Brief
Only the pictures are omitted; repeat all other data exactly.

Material

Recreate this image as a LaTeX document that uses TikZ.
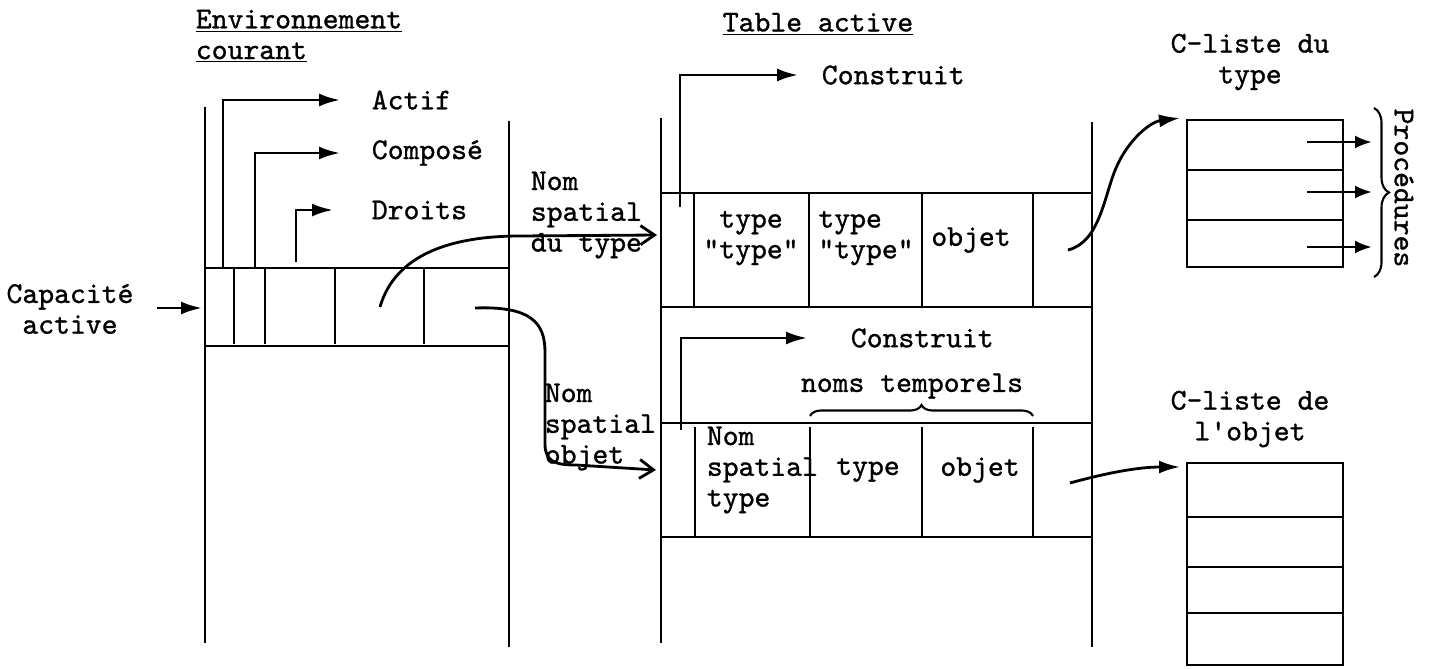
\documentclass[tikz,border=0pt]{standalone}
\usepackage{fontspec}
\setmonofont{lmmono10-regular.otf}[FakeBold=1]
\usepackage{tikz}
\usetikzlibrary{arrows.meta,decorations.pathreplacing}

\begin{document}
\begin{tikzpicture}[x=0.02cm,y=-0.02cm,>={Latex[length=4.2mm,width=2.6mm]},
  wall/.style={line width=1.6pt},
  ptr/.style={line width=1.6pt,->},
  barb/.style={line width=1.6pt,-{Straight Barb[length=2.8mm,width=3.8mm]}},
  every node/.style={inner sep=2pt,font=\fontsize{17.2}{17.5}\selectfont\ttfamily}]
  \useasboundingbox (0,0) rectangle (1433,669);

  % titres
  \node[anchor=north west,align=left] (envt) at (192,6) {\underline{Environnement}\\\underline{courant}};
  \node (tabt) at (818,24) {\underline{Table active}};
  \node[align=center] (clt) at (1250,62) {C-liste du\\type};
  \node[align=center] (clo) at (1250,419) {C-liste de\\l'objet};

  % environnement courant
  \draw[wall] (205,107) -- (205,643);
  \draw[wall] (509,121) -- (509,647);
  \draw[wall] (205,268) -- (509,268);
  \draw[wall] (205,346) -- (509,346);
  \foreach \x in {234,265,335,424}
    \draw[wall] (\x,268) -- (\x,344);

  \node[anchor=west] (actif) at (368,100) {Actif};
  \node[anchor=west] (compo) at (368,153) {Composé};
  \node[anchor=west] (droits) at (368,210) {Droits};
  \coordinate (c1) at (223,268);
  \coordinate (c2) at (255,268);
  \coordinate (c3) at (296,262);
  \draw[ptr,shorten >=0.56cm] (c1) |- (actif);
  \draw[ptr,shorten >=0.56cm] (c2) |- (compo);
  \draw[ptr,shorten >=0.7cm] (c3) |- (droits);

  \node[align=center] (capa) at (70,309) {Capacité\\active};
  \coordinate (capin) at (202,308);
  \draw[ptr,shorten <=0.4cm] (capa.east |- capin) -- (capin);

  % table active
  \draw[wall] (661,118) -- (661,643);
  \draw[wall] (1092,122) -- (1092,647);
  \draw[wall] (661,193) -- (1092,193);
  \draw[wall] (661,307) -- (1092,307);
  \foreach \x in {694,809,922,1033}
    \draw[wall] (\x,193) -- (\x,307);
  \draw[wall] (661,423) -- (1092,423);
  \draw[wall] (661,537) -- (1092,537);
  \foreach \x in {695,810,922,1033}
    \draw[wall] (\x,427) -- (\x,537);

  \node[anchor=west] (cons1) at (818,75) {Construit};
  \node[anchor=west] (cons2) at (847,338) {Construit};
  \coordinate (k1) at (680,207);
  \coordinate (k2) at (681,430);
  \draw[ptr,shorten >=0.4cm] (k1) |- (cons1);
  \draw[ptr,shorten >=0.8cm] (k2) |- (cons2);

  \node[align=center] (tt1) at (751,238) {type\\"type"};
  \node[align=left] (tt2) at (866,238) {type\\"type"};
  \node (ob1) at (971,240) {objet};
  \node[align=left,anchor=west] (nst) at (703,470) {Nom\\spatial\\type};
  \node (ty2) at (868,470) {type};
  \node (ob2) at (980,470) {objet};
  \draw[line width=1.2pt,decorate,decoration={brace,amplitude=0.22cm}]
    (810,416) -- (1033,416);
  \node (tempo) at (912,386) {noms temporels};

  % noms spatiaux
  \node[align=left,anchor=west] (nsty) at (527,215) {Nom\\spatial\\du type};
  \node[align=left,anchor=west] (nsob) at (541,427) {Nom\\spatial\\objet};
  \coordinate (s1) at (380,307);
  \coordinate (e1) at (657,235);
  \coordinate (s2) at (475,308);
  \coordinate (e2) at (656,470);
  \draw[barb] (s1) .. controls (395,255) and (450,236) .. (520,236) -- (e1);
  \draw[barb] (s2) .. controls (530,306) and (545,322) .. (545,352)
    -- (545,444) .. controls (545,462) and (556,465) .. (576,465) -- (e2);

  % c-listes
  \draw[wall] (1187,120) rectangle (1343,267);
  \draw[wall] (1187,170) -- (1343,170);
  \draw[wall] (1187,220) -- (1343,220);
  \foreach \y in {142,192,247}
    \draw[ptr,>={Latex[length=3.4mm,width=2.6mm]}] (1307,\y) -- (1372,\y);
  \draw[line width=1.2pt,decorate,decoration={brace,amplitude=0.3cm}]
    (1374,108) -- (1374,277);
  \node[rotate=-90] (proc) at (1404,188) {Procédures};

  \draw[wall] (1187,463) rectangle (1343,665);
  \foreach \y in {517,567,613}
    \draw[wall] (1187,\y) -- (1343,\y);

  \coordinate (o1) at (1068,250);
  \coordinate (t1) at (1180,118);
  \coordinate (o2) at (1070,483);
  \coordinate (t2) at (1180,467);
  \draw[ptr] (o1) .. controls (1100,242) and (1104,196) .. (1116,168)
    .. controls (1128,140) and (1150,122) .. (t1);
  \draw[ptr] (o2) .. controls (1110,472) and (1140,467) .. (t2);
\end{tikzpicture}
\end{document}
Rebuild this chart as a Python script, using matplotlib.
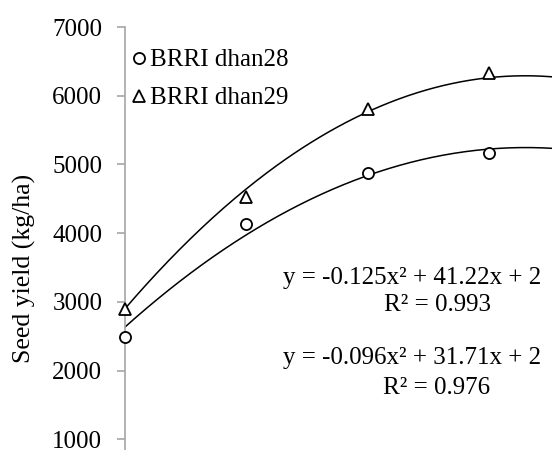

Final result
Recreate this image as a LaTeX document that uses TikZ.
\documentclass[tikz,border=0pt]{standalone}
\usepackage{fontspec}
\setmonofont{lmmono10-regular.otf}[FakeBold=1]
\usepackage{tikz}
\usetikzlibrary{arrows.meta,decorations.pathreplacing}

\begin{document}
\begin{tikzpicture}[x=0.02cm,y=-0.02cm,>={Latex[length=4.2mm,width=2.6mm]},
  wall/.style={line width=1.6pt},
  ptr/.style={line width=1.6pt,->},
  barb/.style={line width=1.6pt,-{Straight Barb[length=2.8mm,width=3.8mm]}},
  every node/.style={inner sep=2pt,font=\fontsize{17.2}{17.5}\selectfont\ttfamily}]
  \useasboundingbox (0,0) rectangle (1433,669);

  % titres
  \node[anchor=north west,align=left] (envt) at (192,6) {\underline{Environnement}\\\underline{courant}};
  \node (tabt) at (818,24) {\underline{Table active}};
  \node[align=center] (clt) at (1250,62) {C-liste du\\type};
  \node[align=center] (clo) at (1250,419) {C-liste de\\l'objet};

  % environnement courant
  \draw[wall] (205,107) -- (205,643);
  \draw[wall] (509,121) -- (509,647);
  \draw[wall] (205,268) -- (509,268);
  \draw[wall] (205,346) -- (509,346);
  \foreach \x in {234,265,335,424}
    \draw[wall] (\x,268) -- (\x,344);

  \node[anchor=west] (actif) at (368,100) {Actif};
  \node[anchor=west] (compo) at (368,153) {Composé};
  \node[anchor=west] (droits) at (368,210) {Droits};
  \coordinate (c1) at (223,268);
  \coordinate (c2) at (255,268);
  \coordinate (c3) at (296,262);
  \draw[ptr,shorten >=0.56cm] (c1) |- (actif);
  \draw[ptr,shorten >=0.56cm] (c2) |- (compo);
  \draw[ptr,shorten >=0.7cm] (c3) |- (droits);

  \node[align=center] (capa) at (70,309) {Capacité\\active};
  \coordinate (capin) at (202,308);
  \draw[ptr,shorten <=0.4cm] (capa.east |- capin) -- (capin);

  % table active
  \draw[wall] (661,118) -- (661,643);
  \draw[wall] (1092,122) -- (1092,647);
  \draw[wall] (661,193) -- (1092,193);
  \draw[wall] (661,307) -- (1092,307);
  \foreach \x in {694,809,922,1033}
    \draw[wall] (\x,193) -- (\x,307);
  \draw[wall] (661,423) -- (1092,423);
  \draw[wall] (661,537) -- (1092,537);
  \foreach \x in {695,810,922,1033}
    \draw[wall] (\x,427) -- (\x,537);

  \node[anchor=west] (cons1) at (818,75) {Construit};
  \node[anchor=west] (cons2) at (847,338) {Construit};
  \coordinate (k1) at (680,207);
  \coordinate (k2) at (681,430);
  \draw[ptr,shorten >=0.4cm] (k1) |- (cons1);
  \draw[ptr,shorten >=0.8cm] (k2) |- (cons2);

  \node[align=center] (tt1) at (751,238) {type\\"type"};
  \node[align=left] (tt2) at (866,238) {type\\"type"};
  \node (ob1) at (971,240) {objet};
  \node[align=left,anchor=west] (nst) at (703,470) {Nom\\spatial\\type};
  \node (ty2) at (868,470) {type};
  \node (ob2) at (980,470) {objet};
  \draw[line width=1.2pt,decorate,decoration={brace,amplitude=0.22cm}]
    (810,416) -- (1033,416);
  \node (tempo) at (912,386) {noms temporels};

  % noms spatiaux
  \node[align=left,anchor=west] (nsty) at (527,215) {Nom\\spatial\\du type};
  \node[align=left,anchor=west] (nsob) at (541,427) {Nom\\spatial\\objet};
  \coordinate (s1) at (380,307);
  \coordinate (e1) at (657,235);
  \coordinate (s2) at (475,308);
  \coordinate (e2) at (656,470);
  \draw[barb] (s1) .. controls (395,255) and (450,236) .. (520,236) -- (e1);
  \draw[barb] (s2) .. controls (530,306) and (545,322) .. (545,352)
    -- (545,444) .. controls (545,462) and (556,465) .. (576,465) -- (e2);

  % c-listes
  \draw[wall] (1187,120) rectangle (1343,267);
  \draw[wall] (1187,170) -- (1343,170);
  \draw[wall] (1187,220) -- (1343,220);
  \foreach \y in {142,192,247}
    \draw[ptr,>={Latex[length=3.4mm,width=2.6mm]}] (1307,\y) -- (1372,\y);
  \draw[line width=1.2pt,decorate,decoration={brace,amplitude=0.3cm}]
    (1374,108) -- (1374,277);
  \node[rotate=-90] (proc) at (1404,188) {Procédures};

  \draw[wall] (1187,463) rectangle (1343,665);
  \foreach \y in {517,567,613}
    \draw[wall] (1187,\y) -- (1343,\y);

  \coordinate (o1) at (1068,250);
  \coordinate (t1) at (1180,118);
  \coordinate (o2) at (1070,483);
  \coordinate (t2) at (1180,467);
  \draw[ptr] (o1) .. controls (1100,242) and (1104,196) .. (1116,168)
    .. controls (1128,140) and (1150,122) .. (t1);
  \draw[ptr] (o2) .. controls (1110,472) and (1140,467) .. (t2);
\end{tikzpicture}
\end{document}
Rebuild this chart as a Python script, using matplotlib.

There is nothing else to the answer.